If Elimelech’s faith truly lined up with his name, why did the family leave Bethlehem (house of bread and praise) to go to Moab (of father) a place who’s progenitor was birthed from incest? I know there was a famine in the land where they lived, but what better place to be in the time of famine, than the house of bread and praise?
A famine in the land is a physical manifestation of a condition of the spirit. It’s a matter of mindset. Your heart is out of alignment with God. So that is problem number 1. This was a nationwide problem.
But, Naomi and her husband took it a step further.
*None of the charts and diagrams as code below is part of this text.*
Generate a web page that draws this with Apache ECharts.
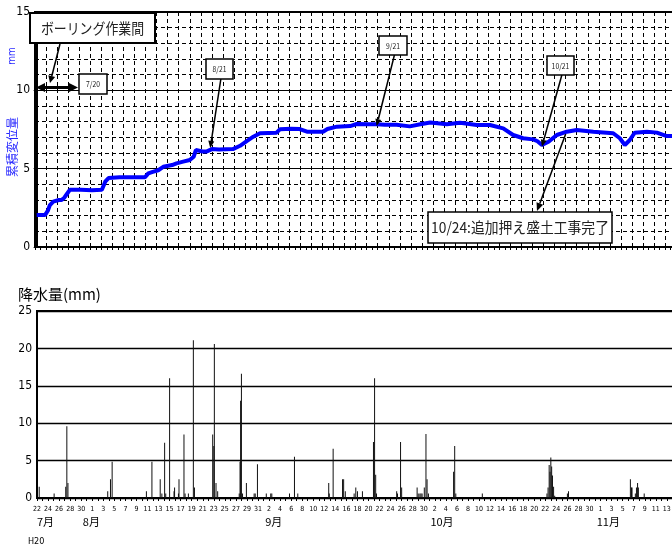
<!DOCTYPE html>
<html><head><meta charset="utf-8">
<script src="https://cdn.jsdelivr.net/npm/echarts@6/dist/echarts.min.js"></script>
<style>html,body{margin:0;padding:0;overflow:hidden;background:#fff}#main{width:710px;height:548px}</style>
</head><body><div id="main"></div>
<script>
// ---- data (x = days since 2008-07-22) ----
const dispDay = [0,1.5,2.0,2.4,3,4,4.5,5,5.5,6,8,10,11.8,12.4,13,15,17,19.6,20.2,21,22,22.9,24.5,25.3,26.5,27.7,28.4,28.8,30,30.8,31.7,33,35.5,36.8,38,39.2,40.4,43.4,44,46,47.6,48.9,51.8,52.6,54.3,56.7,57.9,60,61.5,63,65.1,67.5,69.4,71.2,74.2,76.6,79.6,82,84.4,86.2,88,89.8,90.6,91.4,92.6,94.1,95.9,97.7,100.7,104.3,105.5,106.4,107.3,108.2,110.4,112.2,114,116];
const dispVal = [2.04,2.04,2.3,2.68,2.9,3.0,3.0,3.15,3.4,3.65,3.65,3.62,3.65,4.17,4.4,4.45,4.45,4.45,4.7,4.8,4.9,5.12,5.23,5.34,5.45,5.55,5.76,6.19,6.1,6.1,6.25,6.22,6.25,6.46,6.76,7.04,7.26,7.3,7.51,7.55,7.53,7.36,7.36,7.53,7.68,7.72,7.85,7.83,7.83,7.8,7.8,7.7,7.83,7.95,7.83,7.93,7.79,7.79,7.57,7.15,6.94,6.87,6.75,6.51,6.72,7.15,7.36,7.47,7.36,7.26,6.94,6.51,6.83,7.3,7.36,7.3,7.08,7.08];

const rainDay = [0.4,3.1,5.2,5.4,5.6,12.8,13.3,13.6,19.8,20.8,22.3,22.6,23.1,23.3,24.0,24.8,24.9,25.6,25.7,26.6,26.8,27.4,28.3,28.5,31.8,32.0,32.1,32.4,32.7,36.6,36.75,36.85,37.0,37.2,37.9,39.3,39.5,39.9,41.5,42.3,42.5,45.7,46.6,47.2,52.8,52.9,53.6,55.3,55.5,55.8,57.4,57.7,58.0,58.9,60.9,61.1,61.3,61.45,65.1,65.25,65.8,66.0,68.8,69.0,69.3,69.5,69.7,70.1,70.4,70.6,70.85,75.4,75.6,75.8,80.6,92.3,92.5,92.7,92.85,93.0,93.15,93.3,93.5,93.7,96.0,96.2,107.4,107.6,107.7,108.3,108.5,108.7,108.85,109.9];
const rainVal = [1.5,0.6,1.5,9.6,2.0,0.9,2.5,4.85,0.9,4.85,2.5,0.6,7.4,0.6,16.0,0.9,1.4,0.6,2.5,8.5,0.6,0.6,21.1,1.4,8.5,6.95,20.6,2.0,0.9,0.6,4.85,13.0,16.6,0.6,2.0,0.6,0.6,4.5,0.6,0.6,0.6,0.6,5.5,0.6,2.0,0.6,6.6,2.5,2.5,0.9,0.6,1.4,0.9,0.9,7.5,16.0,3.1,0.6,0.9,0.6,7.5,1.4,1.4,0.6,0.6,0.6,0.6,1.4,8.55,2.5,0.6,3.5,6.95,0.6,0.6,0.6,1.4,4.4,3.5,5.4,4.2,3.0,1.5,0.3,0.6,0.9,2.5,1.4,1.4,0.6,1.4,2.0,1.4,0.6];

const monthLabels = ['7月','8月','9月','10月','11月'];
const monthDay = [0, 8.3, 41.3, 71.2, 101.3];
const dispTicks = [0, 5, 10, 15];
const rainTicks = [0, 5, 10, 15, 20, 25];

// annotation anchors (day, value) on the displacement line
const notes = [
  {label:'8/21', at:[31.4, 6.32]},
  {label:'9/21', at:[61.5, 7.72]},
  {label:'10/21', at:[91.4, 6.4]}
];
const completeNote = {label:'10/24:追加押え盛土工事完了', at:[95.7, 7.21]};

const NARROW = '"Liberation Sans Narrow","DejaVu Sans Condensed","Liberation Sans",sans-serif';
const JP = '"Noto Sans CJK JP","Noto Sans",sans-serif';

const chart = echarts.init(document.getElementById('main'), null, {renderer:'canvas'});

const option = {
  animation: false,
  backgroundColor: '#fff',
  grid: [
    {left:35, top:12, width:665, height:235, show:true, borderColor:'#000', borderWidth:2, backgroundColor:'transparent'},
    {left:37, top:311, width:663, height:187, show:true, borderColor:'#000', borderWidth:2, backgroundColor:'transparent'}
  ],
  xAxis: [
    {gridIndex:0, type:'value', min:-0.3, max:120, interval:2,
     axisLine:{show:true, lineStyle:{color:'#000', width:2}},
     axisTick:{show:true, length:3, lineStyle:{color:'#000'}},
     minorTick:{show:true, splitNumber:2, length:3, lineStyle:{color:'#000'}},
     axisLabel:{show:false},
     splitLine:{show:true, lineStyle:{color:'#000', width:1, type:[4,3]}}},
    {gridIndex:1, type:'value', min:0, max:120, interval:2,
     axisLine:{show:true, onZero:false, lineStyle:{color:'#000', width:2}},
     axisTick:{show:true, length:3, lineStyle:{color:'#000'}},
     minorTick:{show:true, splitNumber:2, length:3, lineStyle:{color:'#000'}},
     axisLabel:{show:true, fontSize:7, margin:8, color:'#000', fontFamily:NARROW, hideOverlap:false,
       formatter: v => String(new Date(2008, 6, 22 + Math.round(v)).getDate())},
     splitLine:{show:false}},
    {gridIndex:1, type:'value', min:0, max:120, position:'bottom', offset:14,
     axisLine:{show:false}, axisTick:{show:false}, splitLine:{show:false},
     axisLabel:{show:true, customValues: monthDay, align:'left', fontSize:11, color:'#000', fontFamily:JP, margin:4,
       formatter: v => { const i = monthDay.indexOf(v); return i >= 0 ? monthLabels[i] : ''; }}}
  ],
  yAxis: [
    {gridIndex:0, type:'value', min:dispTicks[0], max:dispTicks[dispTicks.length-1], interval:5,
     axisLine:{show:true, lineStyle:{color:'#000', width:2}},
     axisTick:{show:true, length:3, lineStyle:{color:'#000'}},
     axisLabel:{fontSize:12, color:'#000', fontFamily:NARROW, margin:5},
     splitLine:{show:true, lineStyle:{color:'#000', width:1}},
     minorTick:{show:false, splitNumber:5},
     minorSplitLine:{show:true, lineStyle:{color:'#000', width:1, type:[4,3]}}},
    {gridIndex:1, type:'value', min:rainTicks[0], max:rainTicks[rainTicks.length-1], interval:5,
     axisLine:{show:true, lineStyle:{color:'#000', width:1.5}},
     axisTick:{show:false},
     axisLabel:{fontSize:12, color:'#000', fontFamily:NARROW, margin:5},
     splitLine:{show:true, lineStyle:{color:'#000', width:1.3}}}
  ],
  series: [
    {type:'line', xAxisIndex:0, yAxisIndex:0, symbol:'none', z:5,
     lineStyle:{color:'#0000ff', width:4}, itemStyle:{color:'#0000ff'},
     data: dispDay.map((d,i) => [d, dispVal[i]])},
    {type:'bar', xAxisIndex:1, yAxisIndex:1, barWidth:1, z:5,
     itemStyle:{color:'#111'},
     data: rainDay.map((d,i) => [d, rainVal[i]])}
  ]
};
chart.setOption(option);

function arrow(x1, y1, x2, y2, w, L, H) {
  const a = Math.atan2(y2 - y1, x2 - x1);
  const bx = x2 - L * Math.cos(a), by = y2 - L * Math.sin(a);
  const px = -Math.sin(a), py = Math.cos(a);
  return [
    {type:'line', z:100, shape:{x1:x1, y1:y1, x2:bx, y2:by}, style:{stroke:'#000', lineWidth:w}},
    {type:'polygon', z:100, shape:{points:[[x2,y2],[bx+H*px, by+H*py],[bx-H*px, by-H*py]]}, style:{fill:'#000'}}
  ];
}
function box(x, y, w, h, text, fs, lw, sx) {
  return [
    {type:'rect', z:100, shape:{x:x, y:y, width:w, height:h}, style:{fill:'#fff', stroke:'#000', lineWidth:lw}},
    {type:'text', z:101, x:x + w/2, y:y + h/2, scaleX: sx || 1,
     style:{text:text, fontSize:fs, fontFamily:JP, fill:'#222', textAlign:'center', align:'center', textVerticalAlign:'middle', verticalAlign:'middle'}}
  ];
}
function txt(x, y, text, fs, color, align, rot, family) {
  return {type:'text', z:101, x:x, y:y, rotation:rot || 0,
    style:{text:text, fontSize:fs, fontFamily:family || JP, fill:color, textAlign:align, align:align, textVerticalAlign:'middle', verticalAlign:'middle'}};
}

const g = [];
// boring period
g.push(...box(30, 13, 125, 30, 'ボーリング作業間', 15, 2, 0.86));
g.push(...arrow(60, 44, 50, 83, 1.5, 7, 3.5));
{ // double arrow
  const y = 87.5, xa = 36, xb = 78;
  g.push({type:'line', z:100, shape:{x1:xa+7, y1:y, x2:xb-7, y2:y}, style:{stroke:'#000', lineWidth:3}});
  g.push({type:'polygon', z:100, shape:{points:[[xa,y],[xa+9,y-4.5],[xa+9,y+4.5]]}, style:{fill:'#000'}});
  g.push({type:'polygon', z:100, shape:{points:[[xb,y],[xb-9,y-4.5],[xb-9,y+4.5]]}, style:{fill:'#000'}});
}
g.push(...box(79, 74, 28, 20, '7/20', 8, 1.5, 0.85));
// date notes
const boxPos = [[206, 59, 27, 20], [379, 36, 28, 19], [547, 56, 27, 19]];
notes.forEach((n, i) => {
  const p = chart.convertToPixel({xAxisIndex:0, yAxisIndex:0}, n.at);
  const b = boxPos[i];
  g.push(...arrow(b[0] + b[2]*0.55, b[1] + b[3], p[0], p[1], 1.5, 7, 3));
  g.push(...box(b[0], b[1], b[2], b[3], n.label, 8, 1.5, 0.85));
});
{
  const p = chart.convertToPixel({xAxisIndex:0, yAxisIndex:0}, completeNote.at);
  g.push(...arrow(p[0], p[1], 537, 211, 1.5, 8, 3.5));
  g.push(...box(428, 212, 184, 31, completeNote.label, 15, 1.5, 0.92));
}
// axis titles
g.push(txt(12, 56, 'mm', 10, '#2a2aff', 'center', Math.PI/2, NARROW));
g.push(txt(12, 147, '累積変位量', 12, '#2a2aff', 'center', Math.PI/2));
g.push(txt(18, 294, '降水量(mm)', 15, '#000', 'left'));
g.push(txt(28, 542, 'H20', 9, '#000', 'left', 0, NARROW));

chart.setOption({graphic: {elements: g}});
</script></body></html>
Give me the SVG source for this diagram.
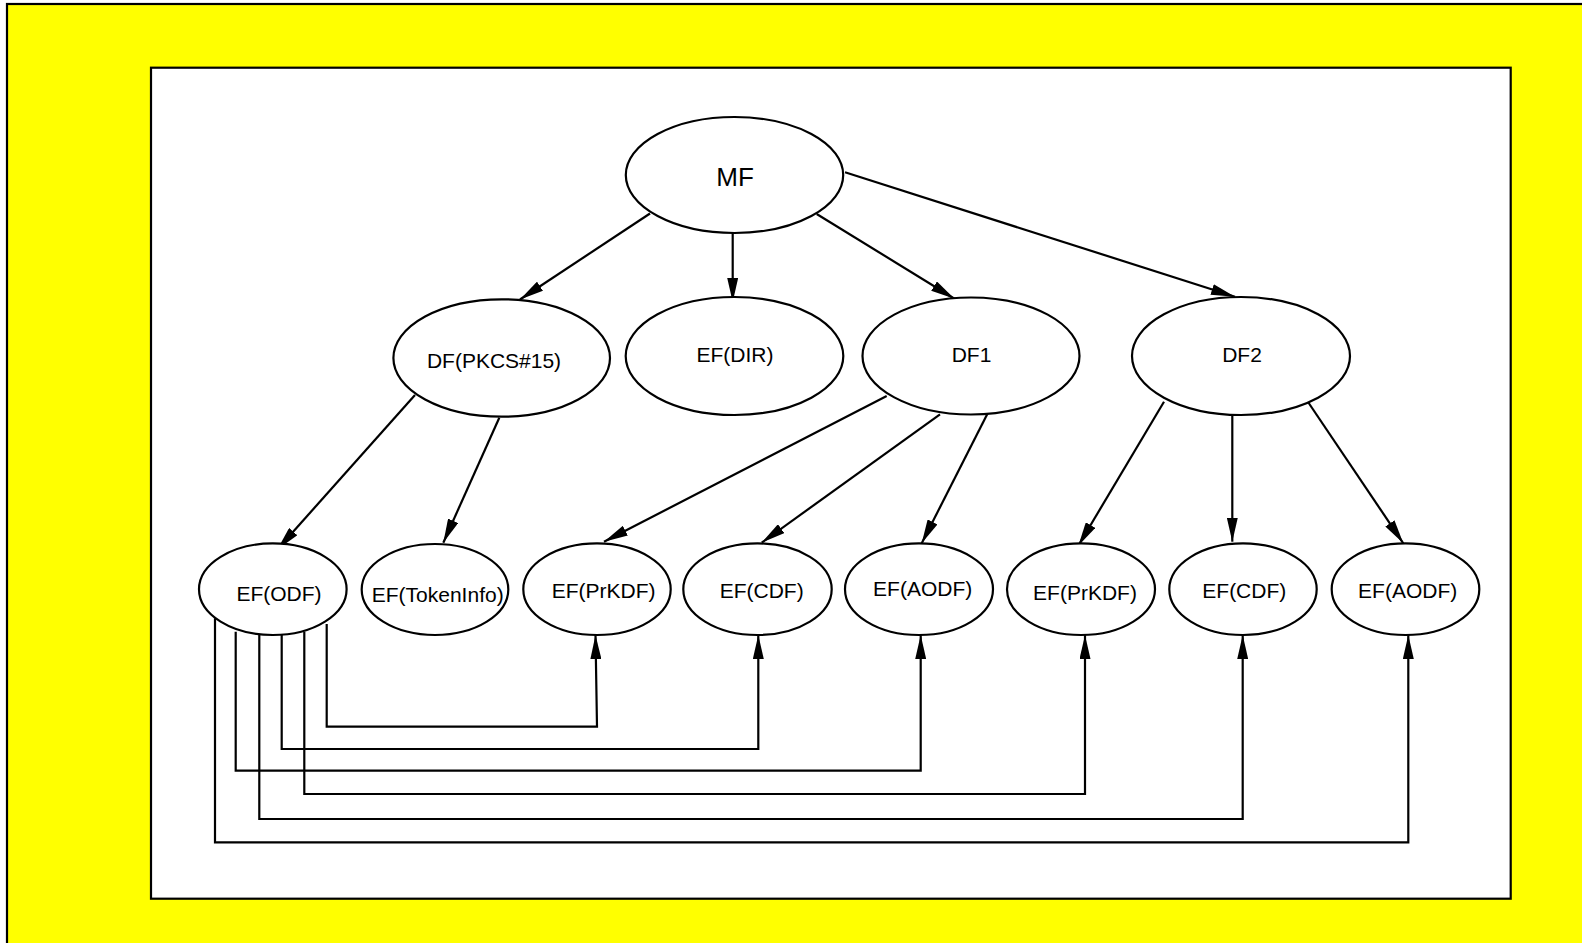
<svg xmlns="http://www.w3.org/2000/svg" width="1582" height="943" viewBox="0 0 1582 943">
<style>
.node ellipse{fill:#fff;stroke:#000;stroke-width:2.2}
.node text{font-family:"Liberation Sans",Arial,sans-serif;font-size:21px;fill:#000;text-anchor:middle}
#conn line,#conn polyline{fill:none;stroke:#000;stroke-width:2.2}
</style>
<defs>
<marker id="arr" markerUnits="userSpaceOnUse" markerWidth="24" markerHeight="11" refX="24" refY="5.5" orient="auto">
<path d="M0,0 L24,5.5 L0,11 z" fill="#000"/>
</marker>
</defs>
<rect x="7" y="4" width="1600" height="1000" fill="#ffff00" stroke="#000" stroke-width="2.2"/>
<rect x="151" y="67.7" width="1359.7" height="831" fill="#fff" stroke="#000" stroke-width="2.2"/>
<g id="conn">
<line x1="650" y1="213.5" x2="520" y2="299.5" marker-end="url(#arr)"/>
<line x1="732.7" y1="233" x2="732.7" y2="302" marker-end="url(#arr)"/>
<line x1="816.7" y1="214" x2="954.5" y2="298.7" marker-end="url(#arr)"/>
<line x1="845" y1="172.3" x2="1235" y2="296.7" marker-end="url(#arr)"/>
<line x1="415" y1="395" x2="277.3" y2="549.5" marker-end="url(#arr)"/>
<line x1="499.3" y1="417.7" x2="443.3" y2="542.7" marker-end="url(#arr)"/>
<line x1="886.7" y1="396" x2="604" y2="541.7" marker-end="url(#arr)"/>
<line x1="940" y1="414.3" x2="761.7" y2="542.7" marker-end="url(#arr)"/>
<line x1="987.7" y1="413.3" x2="921.7" y2="543.3" marker-end="url(#arr)"/>
<line x1="1164" y1="401.7" x2="1078.3" y2="545.7" marker-end="url(#arr)"/>
<line x1="1232.3" y1="415" x2="1232.3" y2="541.7" marker-end="url(#arr)"/>
<line x1="1306" y1="399" x2="1403.3" y2="543.3" marker-end="url(#arr)"/>
<polyline points="326.7,624 326.7,726.7 597,726.7 595.5,635" marker-end="url(#arr)"/>
<polyline points="281.7,635 281.7,749 758.3,749 758.3,635" marker-end="url(#arr)"/>
<polyline points="235.7,631.7 235.7,770.7 920.7,770.7 920.7,635" marker-end="url(#arr)"/>
<polyline points="304.3,631.7 304.3,794 1085,794 1085,635" marker-end="url(#arr)"/>
<polyline points="259.3,635 259.3,819 1242.7,819 1242.7,635" marker-end="url(#arr)"/>
<polyline points="215,618.3 215,842.3 1408.3,842.3 1408.3,635" marker-end="url(#arr)"/>
</g>
<g id="n-mf" class="node"><ellipse cx="734.5" cy="175" rx="108.7" ry="58"/><text x="735" y="186" style="font-size:26px">MF</text></g>
<g id="n-dfpkcs" class="node"><ellipse cx="501.7" cy="358" rx="108.3" ry="58.7"/><text x="494" y="368.3">DF(PKCS#15)</text></g>
<g id="n-efdir" class="node"><ellipse cx="734.5" cy="356" rx="108.8" ry="59"/><text x="735" y="362.3">EF(DIR)</text></g>
<g id="n-df1" class="node"><ellipse cx="971" cy="356" rx="108.5" ry="58.5"/><text x="971.5" y="362.3">DF1</text></g>
<g id="n-df2" class="node"><ellipse cx="1241" cy="356" rx="109" ry="59"/><text x="1242" y="362.3">DF2</text></g>
<g id="n-odf" class="node"><ellipse cx="272.8" cy="589.2" rx="73.8" ry="45.8"/><text x="279" y="600.7">EF(ODF)</text></g>
<g id="n-tokeninfo" class="node"><ellipse cx="435" cy="589.5" rx="73.3" ry="45.5"/><text x="437.7" y="601.7">EF(TokenInfo)</text></g>
<g id="n-prkdf1" class="node"><ellipse cx="597" cy="589.2" rx="73.7" ry="45.8"/><text x="603.7" y="598.3">EF(PrKDF)</text></g>
<g id="n-cdf1" class="node"><ellipse cx="757.5" cy="589.2" rx="74.2" ry="45.8"/><text x="761.7" y="598.3">EF(CDF)</text></g>
<g id="n-aodf1" class="node"><ellipse cx="919" cy="589.2" rx="74" ry="45.8"/><text x="922.7" y="595.7">EF(AODF)</text></g>
<g id="n-prkdf2" class="node"><ellipse cx="1081" cy="589.2" rx="74" ry="45.8"/><text x="1085" y="600">EF(PrKDF)</text></g>
<g id="n-cdf2" class="node"><ellipse cx="1243" cy="589.2" rx="73.7" ry="45.8"/><text x="1244.3" y="598.3">EF(CDF)</text></g>
<g id="n-aodf2" class="node"><ellipse cx="1405.5" cy="589.2" rx="73.8" ry="45.8"/><text x="1407.7" y="598.3">EF(AODF)</text></g>
</svg>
They left the land of their forefathers, and went even further outside of God’s will into a land not only birthed from incest, but furthermore, where other gods were worshiped, and child sacrifice to these gods was done.
Furthermore, Naomi and her husband were so far gone spiritually, that before her sons died, the parents let them marry Moabite women, something God’s laws prohibited. This was not because of the race of these people, but because of their culture.
Coming back to the names of their sons, Mahlon and Chilion (Kilion), why would they name their children like this? Mahlon means ” sick,” and Chilion (Kilion), means “pining.” It is clear to me that Naomi and Elimelech both knew about name meanings, and the power of them.
The problem here, as I see it, is yet another situation where people fail to utilize the billion dollar asset God gave each and every one of us, and think.